Distribution characteristics of fire temperature field under I-type composite beam bridge

Abstract

In recent years, the I-type composite beam bridge has been adopted for green and low-carbon benefits. However, a fire beneath the bridge can expose steel girders to elevated temperatures, potentially leading the bridge to collapse. The complex spatial structure, consisting of main girders, transverse beams, and small longitudinal girders, influences fire smoke spread and temperature field. This research focused on the distribution of the fire temperature field. First, a detailed fire dynamics model was established and verified by similar tests. Then, parameters such as vehicle types, ambient winds, and vertical clearances were analyzed. Finally, a prediction formula was established.

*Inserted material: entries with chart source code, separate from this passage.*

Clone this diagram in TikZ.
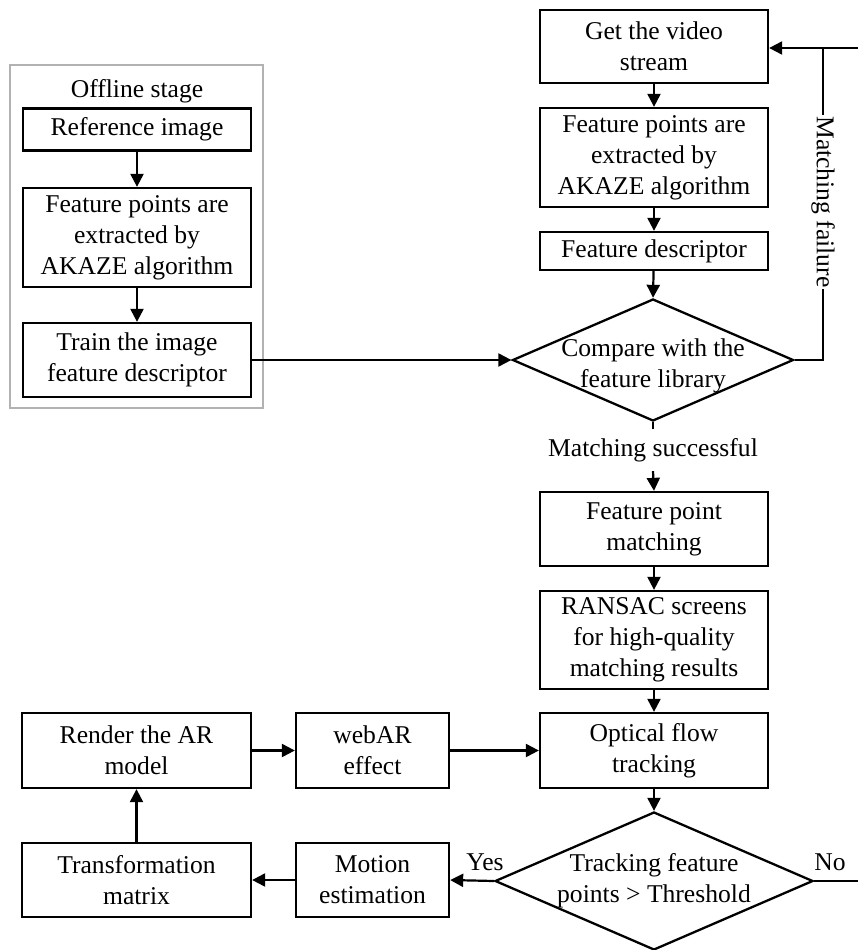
\documentclass[tikz,border=0pt]{standalone}
\usepackage{fontspec}
\setmainfont{Liberation Serif}
\usetikzlibrary{shapes.geometric,arrows.meta}
\begin{document}
\begin{tikzpicture}[x=1pt,y=-1pt,
  every node/.style={font=\fontsize{25.6}{31}\selectfont},
  box/.style={draw,line width=2.3pt,rectangle,inner sep=0pt,align=center,minimum width=228pt},
  dia/.style={draw,line width=2.3pt,diamond,inner sep=0pt,aspect=2.3},
  lbl/.style={inner sep=1pt},
  arr/.style={line width=2.2pt,-{Triangle[length=13pt,width=13pt]}},
  ln/.style={line width=2.2pt}]
\useasboundingbox (0,0) rectangle (858,950);
% offline stage frame
\node[draw=black!30,line width=1.8pt,minimum width=253pt,minimum height=343pt,inner sep=0pt] (frame) at (136.5,236.5) {};
\node[lbl] (offtitle) at (137,91) {Offline stage};
\node[box,minimum height=42pt] (ref) at (137,129.5) {Reference image};
\node[box,minimum height=99pt] (offfeat) at (137,237.5) {Feature points are\\extracted by\\AKAZE algorithm};
\node[box,minimum height=74pt] (train) at (137,360) {Train the image\\feature descriptor};
% online column
\node[box,minimum height=73pt] (video) at (654,46.5) {Get the video\\stream};
\node[box,minimum height=99pt] (feat) at (654,157.5) {Feature points are\\extracted by\\AKAZE algorithm};
\node[box,minimum height=38pt] (desc) at (654,251) {Feature descriptor};
\node[dia,minimum width=281pt,minimum height=122pt,label={[align=center,yshift=-6pt]center:Compare with the\\feature library}] (compare) at (653,360) {};
\node[fill=white,inner sep=0pt,minimum width=250pt,minimum height=42pt] (msucc) at (653,450) {Matching successful};
\node[box,minimum height=74pt] (fpm) at (654,529) {Feature point\\matching};
\node[box,minimum height=98pt] (ransac) at (654,640) {RANSAC screens\\for high-quality\\matching results};
\node[box,minimum height=75pt] (optical) at (654,750.5) {Optical flow\\tracking};
\node[dia,minimum width=318pt,minimum height=138pt,label={[align=center]center:Tracking feature\\points > Threshold}] (track) at (654,881) {};
% left bottom
\node[box,minimum height=75pt,minimum width=229pt] (render) at (136.5,750.5) {Render the AR\\model};
\node[box,minimum height=75pt,minimum width=153pt] (webar) at (372.5,750.5) {webAR\\effect};
\node[box,minimum height=74pt,minimum width=229pt] (transform) at (136.5,880) {Transformation\\matrix};
\node[box,minimum height=74pt,minimum width=153pt] (motion) at (372.5,880) {Motion\\estimation};
% coordinates
\coordinate (fbR) at (823,360);
\coordinate (fbT) at (823,48);
\coordinate (fbE) at (858,48);
\coordinate (noE) at (858,881);
% connectors
\draw[arr] (ref) -- (offfeat);
\draw[arr] (offfeat) -- (train);
\draw[arr] (train.east) -- (compare.west);
\draw[arr] (video) -- (feat);
\draw[arr] (feat) -- (desc);
\draw[arr] (desc) -- (compare.north);
\draw[ln] (compare.south) -- (msucc.north);
\draw[arr] (msucc.south) -- (fpm.north);
\draw[arr] (fpm) -- (ransac);
\draw[arr] (ransac) -- (optical);
\draw[arr] (optical) -- (track.north);
\draw[arr] (track.west) -- (motion.east);
\draw[arr] (motion.west) -- (transform.east);
\draw[arr] (transform.north) -- (render.south);
\draw[arr] (render.east) -- (webar.west);
\draw[arr] (webar.east) -- (optical.west);
\draw[ln] (track.east) -- (noE);
\draw[ln] (compare.east) -- (fbR) -- (fbT);
\draw[arr] (fbE) -- (video.east |- fbE);
\node[lbl] (yes) at (485,862) {Yes};
\node[lbl] (no) at (830,862) {No};
\node[fill=white,inner sep=1pt,rotate=-90] (mfail) at (823,202) {Matching failure};
\end{tikzpicture}
\end{document}
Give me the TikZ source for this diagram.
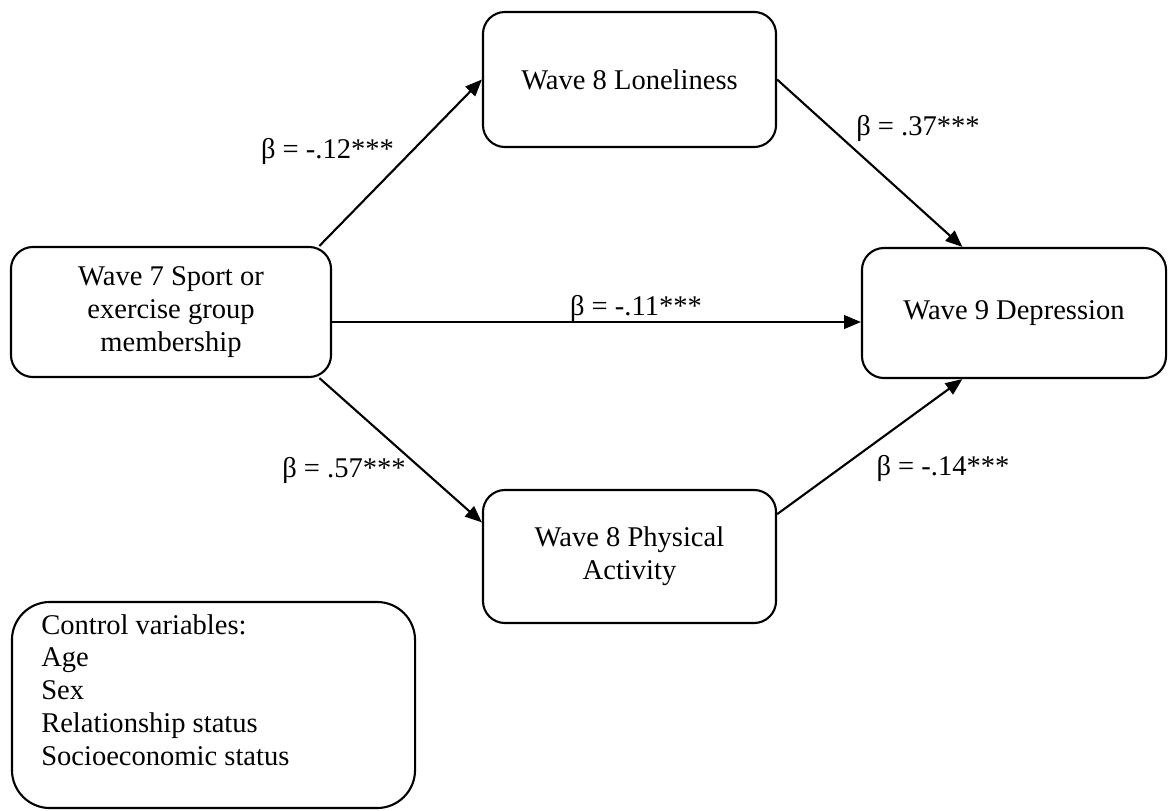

Results indicate that the fire temperature field is mainly influenced by smoke spread. The temperature is highest at the direct flame site, followed by bottom temperature of the bridge deck. It decreases as smoke spreads. The temperature at the bottom of the bridge deck is nearly uniform across each cross-bridge region divided by the main girders and small longitudinal girders. It decreases exponentially along the longitudinal direction as the distance from the fire source increases. Larger vehicle fires, lower wind speeds, and smaller vertical clearance lead to higher temperature. The bottom flange temperature of the exposed main girder reaches 1200 °C. Meanwhile, the bottom temperature of the bridge deck reaches 1000 °C. When the wind speed reaches 3 m/s or the vertical clearance reaches 22.5 m, the main girder and bridge deck temperatures are below 300 °C. A prediction formula considering these factors agrees well with the simulation results is proposed.